The shape of the distribution will, inevitably, become more bell-curve-like the more dice you throw at it, for any dice pool system.  The shape you've specified for the "desired 10-dice result" may be one you want to question - do you actually want to make the most probable result the absolute max?  In that case you might want to consider some kind of Silhouette variant (roll N dice, keep the highest one only)... if you don't do anything else with it, then the more dice, the more likely it becomes that you'll get the top possible result.  At one die, however, it's still flat (equal chances of min and max result), so it fails to match your one-die desired graph.

IOTW, your expectations may be the issue.  Perhaps you can clarify with words what you want to see lots of dice do.  Increase the average, yes... but what about the "best" roll at lots of dice, do you really want that to also be the average roll at this point?

- Eric

Amadeus

Sorry I should have explained better.

Harlequin:

10 dice will be the absolute maximum which would represent say .. godlike ability.  At around 5 dice I would like something similar to a bell curve.
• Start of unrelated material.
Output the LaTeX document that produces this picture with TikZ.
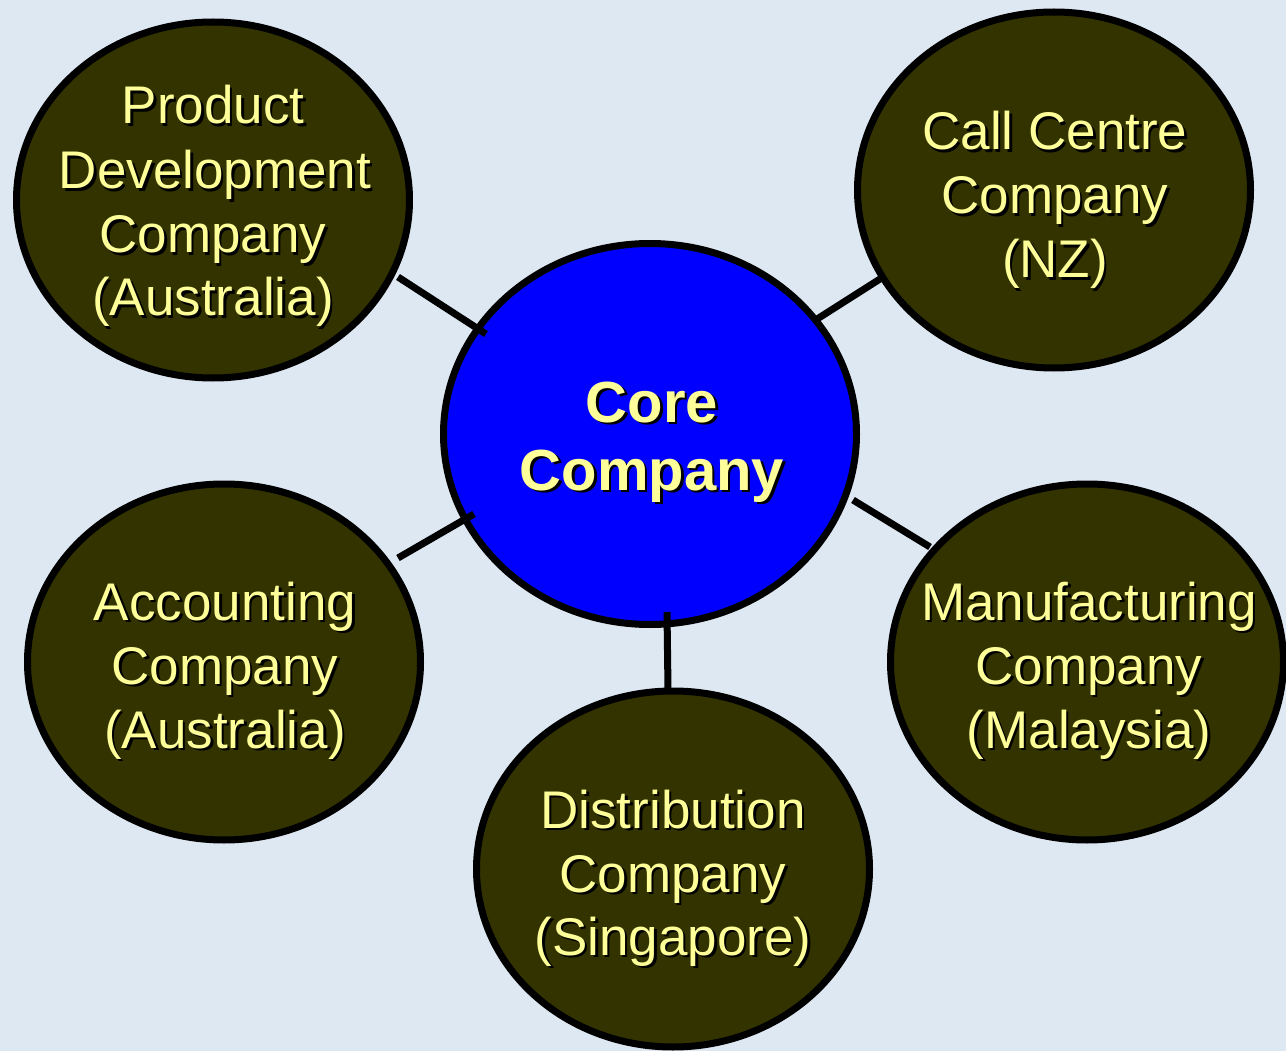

And at 1 its like shown.  I suppose realistically I could ignore godlike since it *shouldn't* showup, but I wish to at least make it possible...

The use of fudge dice is only for one reason - if i'm going to require the player to have weird dice, i want it to be the only dice they need.  I suppose maybe I should either a) rethink my dice choice or b) my magic system.

Shreyas Sampat:

Ill check on that and post back.  Sounds promissing at least

Amadeus

hmm wow.  that Symetry dice system is really neat.  Thanks for the great tip, reworking my system.

Thanks again, for everyones help.  And in advance I apologize for all the questions my n00bness is sure to bring in the future =-).